DUBLIN (Reuters) - Ireland’s Elan ELN.I agreed a $960 million (586.3 million pound) deal to sell its drug delivery business to U.S. firm Alkermes (ALKS.O) on Monday, cutting its debt pile by two thirds and making it a pure biotechnology firm.
Elan will get 500 million euros (440 million pounds) in cash and a 25 percent stake in Alkermes which it will start reducing, in consultation with Alkermes, after a six month lockup period. Elan will likely retain some small holding in the group.
“We think this is a very shareholder-friendly deal. We are going to have a lot of cash and we are going to have a lot of growth on the topline,” Chief Executive Kelly Martin told Reuters.
“This was a great way to derisk financially, increase our focus on the science and be a biotech company.”
Elan will lose 80 million euros in core earnings from selling Elan Drug Technologies (EDT) but Kelly said the company would more than recoup that within 12 months due to strong sales growth from its key multiple sclerosis drug, Tysabri.
“The biotech business on a standalone basis we still see as growing strong double digit growth on revenue and the same on the bottom line (EBITDA).”
“We see significant growth opportunities in Tysabri both in the U.S. and even more starkly outside the U.S. The growth rates outside the U.S. for this asset are quite spectacular.”
Elan has been trying to spin off EDT, which develops technologies that can minimise drugs’ side effects, since 2008 but the economic crisis lead to a drought in financing and the plan was temporarily shelved.
“It’s a good deal. EDT was always a secondary part of the business and this enables the company to crystallise its value in a short time frame and use the proceeds to focus on generating greater returns from the rest of the business,” said Adrian Howd at Berenberg Bank.
“It looks like they have got a good price for it. It’s at the top end of my expectations, I was looking at around $750 million to $1 billion.”
The deal will cut Elan’s net debt to $250 million, meaning that for the first time in eight years the group’s cash or investments exceed its debts.
Shares in the group, which is 18 percent owned by Johnson & Johnson (JNJ.N), rose nearly two percent to 5.58 euros.
Dealers said the deal was not a huge surprise and said the stock’s recent strong run, it hit a 12-month high of 5.83 euros late last month, capped a stronger reaction. The main index was up 0.17 percent.
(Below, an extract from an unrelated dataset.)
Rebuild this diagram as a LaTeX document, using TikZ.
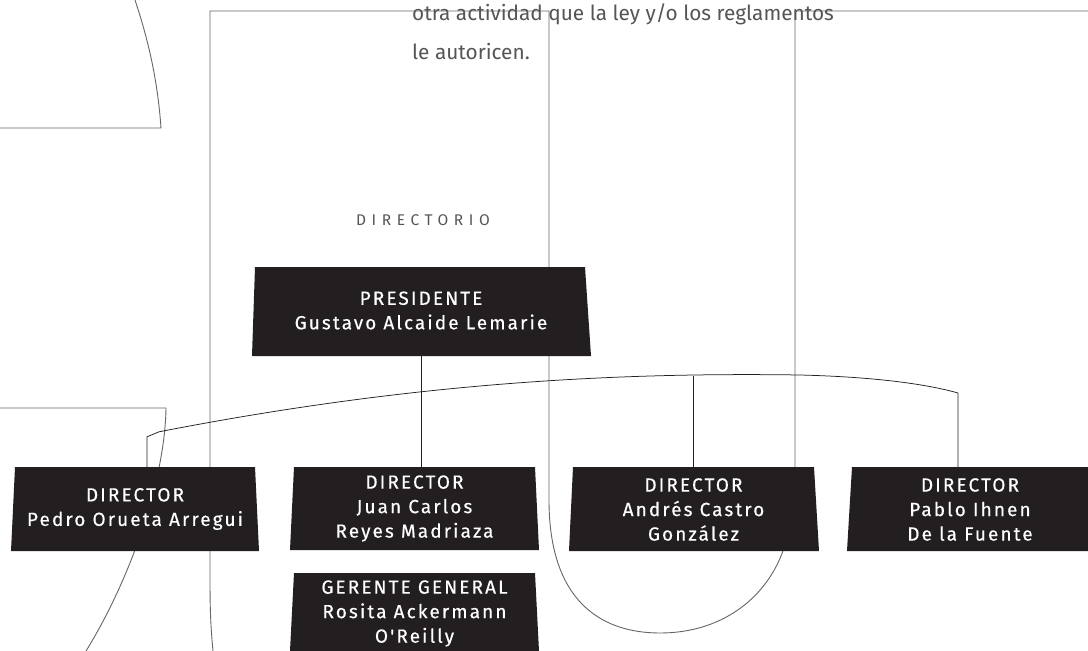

With EDT under its belt, Alkermes will have revenues in excess of $450 million annually from 25 products, including treatments for bipolar disorder and schizophrenia, and adjusted core profit of $80 million.
On a pro forma basis, Alkermes expects revenue to grow next year. In fiscal year 2013 and beyond, growth would be on a double digit basis. On a proforma basis, adjusted core profit of between $70 and $90 million is expected for fiscal year 2012.
Profit margins are expected to grow to between 30 and 35 percent in fiscal 2013 and beyond from 15 to 20 percent in 2012.
“We have five drugs that are going to be driving growth. Most biotechnology companies are characterised by one or at most two,” said Richard Pops, chief executive of Alkermes.
As part of the deal, Alkermes will move its headquarters to Dublin and Pops said the group would consider a stock market listing in Dublin to add to its main listing on Nasdaq.
Mired in a deep financial crisis, Ireland’s main stock market hasn’t had a fresh blood since 2007, when its property bubble was at its height.
Elan’s finance director Shane Cook, currently head of EDT, will join Alkermes as president. Nigel Clerkin, a senior vice-president in Elan’s finance department, will replace Cook.
Both Elan, which employs around 100 people at its Dublin HQ, and Alkermes, which will have around 450 Irish employees, said they would be looking to increase staff numbers in Ireland. They declined to quantify the increase.
Alkermes has obtained loans from Morgan Stanley and HSBC to fund the deal, which is expected to close during the third quarter of this year subject to shareholder approval.